– Так этот, – спросил я, – есть ли олигарх?
– По крайней мере он выродился из человека, подобного тому правлению, от которого произошла олигархия.
– Посмотрим, подобен ли он ему?
– Посмотрим.
– Во-первых, не подобен ли в том отношении, что весьма высоко ценит деньги?
– Как же.
– И еще в том, что скуп и деятельно суетлив, удовлетворяет только необходимым своим желаниям, а других издержек не делает и над другими желаниями господствует, как над пустыми.
– Без сомнения.
– Это – человек какой-то грязный, – продолжал я, – из всего выжимает прибыль, выковывает сокровище; а таких-то и хвалит чернь[444]. Так не походит ли он на олигархическое правление?
– Мне, по крайней мере, кажется, – отвечал он, – то есть в городе великою честью пользуются деньги, – и у него тоже.
– Потому, думаю, – примолвил я, – что он не заботился об образовании.
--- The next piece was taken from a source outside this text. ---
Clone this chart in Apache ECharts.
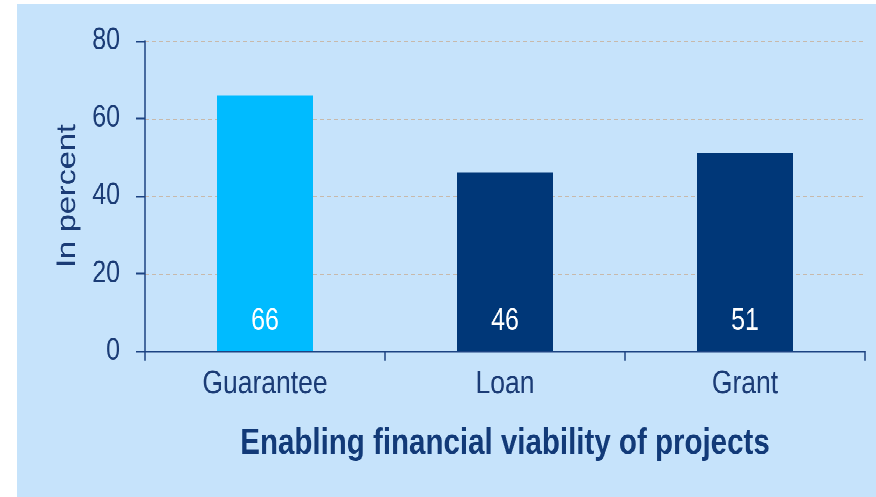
<!DOCTYPE html>
<html>
<head>
<meta charset="utf-8">
<script src="https://cdn.jsdelivr.net/npm/echarts@6/dist/echarts.min.js"></script>
<style>
  html, body { margin: 0; padding: 0; background: #ffffff; width: 876px; height: 497px; overflow: hidden; }
  #chart {
    position: absolute; left: 17px; top: 4px; width: 859px; height: 404px;
    transform: scaleY(1.2203); transform-origin: 0 0;
    background: #c6e3fb;
  }
</style>
</head>
<body>
<div id="chart"></div>
<script>
const categories = ['Guarantee', 'Loan', 'Grant'];
const values = [66, 46, 51];
const barColors = ['#00bbff', '#003778', '#003778'];
const yTicks = [0, 20, 40, 60, 80];
const yAxisTitle = 'In percent';
const xAxisTitle = 'Enabling financial viability of projects';

const navy = '#1c4382';
const textColor = '#1b3c76';
const font = 'Arial, "Liberation Sans", sans-serif';

const chart = echarts.init(document.getElementById('chart'), null, { devicePixelRatio: 2 });
chart.setOption({
  backgroundColor: 'transparent',
  animation: false,
  grid: { left: 128, right: 11, top: 30.3, bottom: 119.6, containLabel: false },
  xAxis: {
    type: 'category',
    data: categories,
    name: xAxisTitle,
    nameLocation: 'middle',
    nameGap: 61,
    nameTextStyle: { color: '#123a78', fontFamily: font, fontSize: 29.5, fontWeight: 'bold' },
    axisLine: { lineStyle: { color: navy, width: 1.5 } },
    axisTick: { show: true, alignWithLabel: false, length: 8, lineStyle: { color: navy, width: 1.5 } },
    axisLabel: { color: textColor, fontFamily: font, fontSize: 26.5, margin: 14 },
    splitLine: { show: false }
  },
  yAxis: {
    type: 'value',
    min: yTicks[0],
    max: yTicks[yTicks.length - 1],
    interval: yTicks[1] - yTicks[0],
    name: yAxisTitle,
    nameLocation: 'middle',
    nameRotate: 90,
    nameGap: 62,
    nameTextStyle: { color: textColor, fontFamily: font, fontSize: 26.5 },
    axisLine: { show: true, lineStyle: { color: navy, width: 1.5 } },
    axisTick: { show: true, length: 9, lineStyle: { color: navy, width: 1.5 } },
    axisLabel: { color: textColor, fontFamily: font, fontSize: 25, margin: 25 },
    splitLine: { show: true, lineStyle: { color: '#c8b9aa', width: 1, type: [4, 3] } }
  },
  series: [{
    type: 'bar',
    data: values.map((v, i) => ({ value: v, itemStyle: { color: barColors[i] } })),
    barWidth: '40%',
    label: {
      show: true,
      position: 'insideBottom',
      distance: 12,
      color: '#ffffff',
      fontFamily: font,
      fontSize: 25
    }
  }]
});
</script>
</body>
</html>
– Вероятно, – сказал он, – иначе над хором своих пожеланий не поставил бы слепого вождя[445].
– И конечно, – сказал я. – Но смотри вот на что: не говорим ли мы, что в нем, от необразованности, есть пожелания трутня, – одни нищенские, а другие злодейские, обуздываемые силою, со стороны одной заботливости?
– И очень, – сказал он.
– А знаешь ли, – спросил я, – на что смотря, ты увидишь их злодейство?
– На что? – сказал он.
– На попечение их о сиротах и на что-нибудь, если случится, подобное, при чем они будут иметь власть делать обиды.
– Правда.
– Не явно ли и то, что такой человек в иных обстоятельствах, когда ему надобно казаться справедливым, сдерживает прочие дурные свои пожелания каким-то одобрительным насилием, – не в том убеждении, что они нехороши, и подчиняясь не уму, а необходимости и страху, так как дрожит за свое имущество.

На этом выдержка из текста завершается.